## Information provided
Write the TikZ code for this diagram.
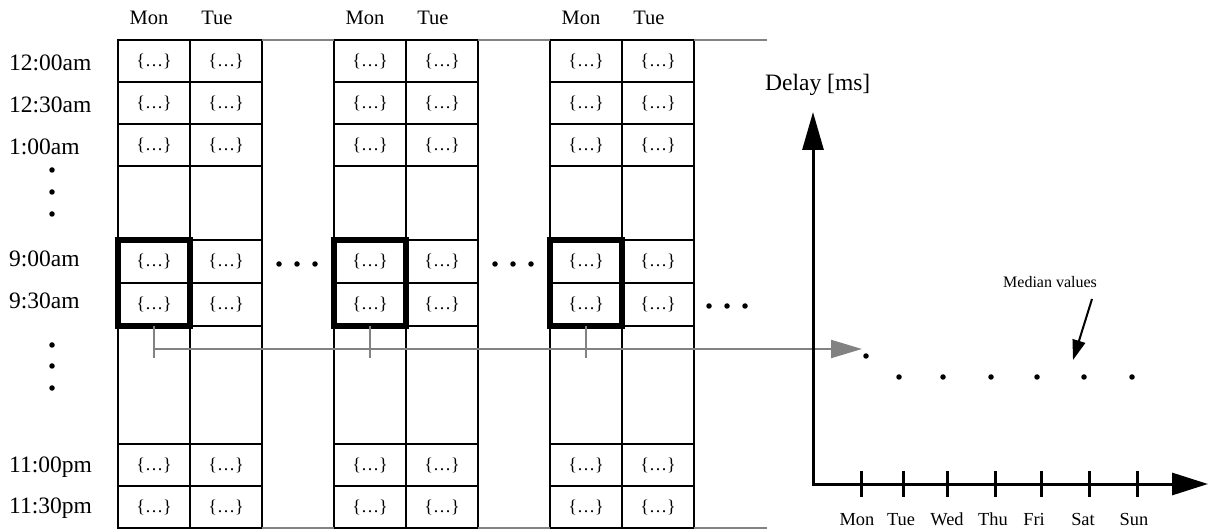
\documentclass[tikz,border=0pt]{standalone}
\usepackage{fontspec}
\setmainfont{Liberation Serif}
\usetikzlibrary{arrows.meta}
\definecolor{linegray}{RGB}{130,130,130}
\begin{document}
\begin{tikzpicture}[x=1pt,y=-1pt,
  cell/.style={draw, line width=2pt, minimum width=72pt, inner sep=0pt, outer sep=0pt, font=\fontsize{18}{20}\selectfont},
  thickbox/.style={draw, line width=5.5pt},
  gridrule/.style={draw=linegray, line width=2pt},
  conn/.style={draw=linegray, line width=2pt},
  connarrow/.style={conn, -{Triangle[length=31pt,width=18pt]}, color=linegray},
  axis/.style={draw, line width=3pt, {Triangle[length=38pt,width=21pt]}-{Triangle[length=36pt,width=22pt]}},
  tick/.style={draw, line width=3pt},
  medarrow/.style={draw, line width=2pt, -{Triangle[length=20pt,width=13pt]}},
  dot/.style={circle, fill, inner sep=0pt, minimum size=5.5pt},
  timelab/.style={anchor=base west, inner sep=0pt, font=\fontsize{23.5}{26}\selectfont},
  header/.style={anchor=base, inner sep=0pt, font=\fontsize{20.5}{24}\selectfont},
  daylab/.style={anchor=base, inner sep=0pt, font=\fontsize{18.4}{22}\selectfont},
  axislab/.style={anchor=base west, inner sep=0pt, font=\fontsize{23.5}{27}\selectfont},
  medlab/.style={anchor=base west, inner sep=0pt, font=\fontsize{16}{18}\selectfont}
]
\useasboundingbox (0,0) rectangle (1208,529);

% grid cells
\foreach \b in {0,1,2} {
  \foreach \c in {0,1} {
    \foreach \r/\ya/\yb in {1/40/82, 2/82/124, 3/124/166, 5/240/283, 6/283/326, 8/444/486, 9/486/528} {
      \node[cell, minimum height={(\yb-\ya)*1pt}] (c-\b-\c-\r) at ({118+216*\b+72*\c+36}, {(\ya+\yb)/2}) {\{…\}};
    }
    \foreach \r/\ya/\yb in {4/166/240, 7/326/444} {
      \node[cell, minimum height={(\yb-\ya)*1pt}] (c-\b-\c-\r) at ({118+216*\b+72*\c+36}, {(\ya+\yb)/2}) {};
    }
  }
  \node[header] (hm-\b) at ({149+216*\b}, 25) {Mon};
  \node[header] (ht-\b) at ({217+216*\b}, 25) {Tue};
}

% gray rules between blocks
\coordinate (topend) at (767,40);
\coordinate (botend) at (767,528);
\draw[gridrule] (c-0-1-1.north east) -- (c-1-0-1.north west);
\draw[gridrule] (c-1-1-1.north east) -- (c-2-0-1.north west);
\draw[gridrule] (c-2-1-1.north east) -- (topend);
\draw[gridrule] (c-0-1-9.south east) -- (c-1-0-9.south west);
\draw[gridrule] (c-1-1-9.south east) -- (c-2-0-9.south west);
\draw[gridrule] (c-2-1-9.south east) -- (botend);

% thick boxes
\foreach \b in {0,1,2} {
  \draw[thickbox] (c-\b-0-5.north west) rectangle (c-\b-0-6.south east);
}

% time labels
\node[timelab] (t1) at (9,70.5) {12:00am};
\node[timelab] (t2) at (9,112.5) {12:30am};
\node[timelab] (t3) at (9,154.5) {1:00am};
\node[timelab] (t5) at (9,267) {9:00am};
\node[timelab] (t6) at (9,309) {9:30am};
\node[timelab] (t8) at (9,472) {11:00pm};
\node[timelab] (t9) at (9,513) {11:30pm};

% vertical ellipsis dots
\foreach \y [count=\i] in {170,192,214} { \node[dot] (va-\i) at (52,\y) {}; }
\foreach \y [count=\i] in {345,366,388} { \node[dot] (vb-\i) at (52,\y) {}; }

% horizontal ellipsis dots
\foreach \x [count=\i] in {279,297,315} { \node[dot] (ha-\i) at (\x,264) {}; }
\foreach \x [count=\i] in {495,513,531} { \node[dot] (hb-\i) at (\x,264) {}; }
\foreach \x [count=\i] in {709,727,745} { \node[dot] (hc-\i) at (\x,306) {}; }

% connector
\coordinate (bus) at (0,349);
\coordinate (tip) at (862,349);
\foreach \b in {0,1,2} {
  \draw[conn] (c-\b-0-6.south) -- ++(0,32);
}
\draw[connarrow] (c-0-0-6.south |- bus) -- (tip);

% axes
\coordinate (ytop) at (813,112);
\coordinate (origin) at (813,484);
\coordinate (xend) at (1208,484);
\draw[axis] (ytop) -- (origin) -- (xend);
\node[axislab] (ylab) at (765,91) {Delay [ms]};

% ticks and day labels
\foreach \x/\lx/\d in {861/857/Mon, 903/901/Tue, 947/947/Wed, 995/993/Thu, 1041/1034/Fri, 1089/1083/Sat, 1137/1134/Sun} {
  \draw[tick] (\x,471) -- (\x,497);
  \node[daylab] (l-\d) at (\lx,525) {\d};
}

% median dots
\node[dot] (d1) at (866,356) {};
\foreach \x [count=\i from 2] in {899,943,991,1037,1084,1132} { \node[dot] (d\i) at (\x,377) {}; }

% median label and arrow
\node[medlab] (med) at (1003,288) {Median values};
\coordinate (ma) at (1092,299);
\coordinate (mb) at (1073,360);
\draw[medarrow] (ma) -- (mb);
\end{tikzpicture}
\end{document}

## Exercise goal
Write out the whole listing again, exactly, with no pictures.

## Written solution
Write the TikZ code for this diagram.
\documentclass[tikz,border=0pt]{standalone}
\usepackage{fontspec}
\setmainfont{Liberation Serif}
\usetikzlibrary{arrows.meta}
\definecolor{linegray}{RGB}{130,130,130}
\begin{document}
\begin{tikzpicture}[x=1pt,y=-1pt,
  cell/.style={draw, line width=2pt, minimum width=72pt, inner sep=0pt, outer sep=0pt, font=\fontsize{18}{20}\selectfont},
  thickbox/.style={draw, line width=5.5pt},
  gridrule/.style={draw=linegray, line width=2pt},
  conn/.style={draw=linegray, line width=2pt},
  connarrow/.style={conn, -{Triangle[length=31pt,width=18pt]}, color=linegray},
  axis/.style={draw, line width=3pt, {Triangle[length=38pt,width=21pt]}-{Triangle[length=36pt,width=22pt]}},
  tick/.style={draw, line width=3pt},
  medarrow/.style={draw, line width=2pt, -{Triangle[length=20pt,width=13pt]}},
  dot/.style={circle, fill, inner sep=0pt, minimum size=5.5pt},
  timelab/.style={anchor=base west, inner sep=0pt, font=\fontsize{23.5}{26}\selectfont},
  header/.style={anchor=base, inner sep=0pt, font=\fontsize{20.5}{24}\selectfont},
  daylab/.style={anchor=base, inner sep=0pt, font=\fontsize{18.4}{22}\selectfont},
  axislab/.style={anchor=base west, inner sep=0pt, font=\fontsize{23.5}{27}\selectfont},
  medlab/.style={anchor=base west, inner sep=0pt, font=\fontsize{16}{18}\selectfont}
]
\useasboundingbox (0,0) rectangle (1208,529);

% grid cells
\foreach \b in {0,1,2} {
  \foreach \c in {0,1} {
    \foreach \r/\ya/\yb in {1/40/82, 2/82/124, 3/124/166, 5/240/283, 6/283/326, 8/444/486, 9/486/528} {
      \node[cell, minimum height={(\yb-\ya)*1pt}] (c-\b-\c-\r) at ({118+216*\b+72*\c+36}, {(\ya+\yb)/2}) {\{…\}};
    }
    \foreach \r/\ya/\yb in {4/166/240, 7/326/444} {
      \node[cell, minimum height={(\yb-\ya)*1pt}] (c-\b-\c-\r) at ({118+216*\b+72*\c+36}, {(\ya+\yb)/2}) {};
    }
  }
  \node[header] (hm-\b) at ({149+216*\b}, 25) {Mon};
  \node[header] (ht-\b) at ({217+216*\b}, 25) {Tue};
}

% gray rules between blocks
\coordinate (topend) at (767,40);
\coordinate (botend) at (767,528);
\draw[gridrule] (c-0-1-1.north east) -- (c-1-0-1.north west);
\draw[gridrule] (c-1-1-1.north east) -- (c-2-0-1.north west);
\draw[gridrule] (c-2-1-1.north east) -- (topend);
\draw[gridrule] (c-0-1-9.south east) -- (c-1-0-9.south west);
\draw[gridrule] (c-1-1-9.south east) -- (c-2-0-9.south west);
\draw[gridrule] (c-2-1-9.south east) -- (botend);

% thick boxes
\foreach \b in {0,1,2} {
  \draw[thickbox] (c-\b-0-5.north west) rectangle (c-\b-0-6.south east);
}

% time labels
\node[timelab] (t1) at (9,70.5) {12:00am};
\node[timelab] (t2) at (9,112.5) {12:30am};
\node[timelab] (t3) at (9,154.5) {1:00am};
\node[timelab] (t5) at (9,267) {9:00am};
\node[timelab] (t6) at (9,309) {9:30am};
\node[timelab] (t8) at (9,472) {11:00pm};
\node[timelab] (t9) at (9,513) {11:30pm};

% vertical ellipsis dots
\foreach \y [count=\i] in {170,192,214} { \node[dot] (va-\i) at (52,\y) {}; }
\foreach \y [count=\i] in {345,366,388} { \node[dot] (vb-\i) at (52,\y) {}; }

% horizontal ellipsis dots
\foreach \x [count=\i] in {279,297,315} { \node[dot] (ha-\i) at (\x,264) {}; }
\foreach \x [count=\i] in {495,513,531} { \node[dot] (hb-\i) at (\x,264) {}; }
\foreach \x [count=\i] in {709,727,745} { \node[dot] (hc-\i) at (\x,306) {}; }

% connector
\coordinate (bus) at (0,349);
\coordinate (tip) at (862,349);
\foreach \b in {0,1,2} {
  \draw[conn] (c-\b-0-6.south) -- ++(0,32);
}
\draw[connarrow] (c-0-0-6.south |- bus) -- (tip);

% axes
\coordinate (ytop) at (813,112);
\coordinate (origin) at (813,484);
\coordinate (xend) at (1208,484);
\draw[axis] (ytop) -- (origin) -- (xend);
\node[axislab] (ylab) at (765,91) {Delay [ms]};

% ticks and day labels
\foreach \x/\lx/\d in {861/857/Mon, 903/901/Tue, 947/947/Wed, 995/993/Thu, 1041/1034/Fri, 1089/1083/Sat, 1137/1134/Sun} {
  \draw[tick] (\x,471) -- (\x,497);
  \node[daylab] (l-\d) at (\lx,525) {\d};
}

% median dots
\node[dot] (d1) at (866,356) {};
\foreach \x [count=\i from 2] in {899,943,991,1037,1084,1132} { \node[dot] (d\i) at (\x,377) {}; }

% median label and arrow
\node[medlab] (med) at (1003,288) {Median values};
\coordinate (ma) at (1092,299);
\coordinate (mb) at (1073,360);
\draw[medarrow] (ma) -- (mb);
\end{tikzpicture}
\end{document}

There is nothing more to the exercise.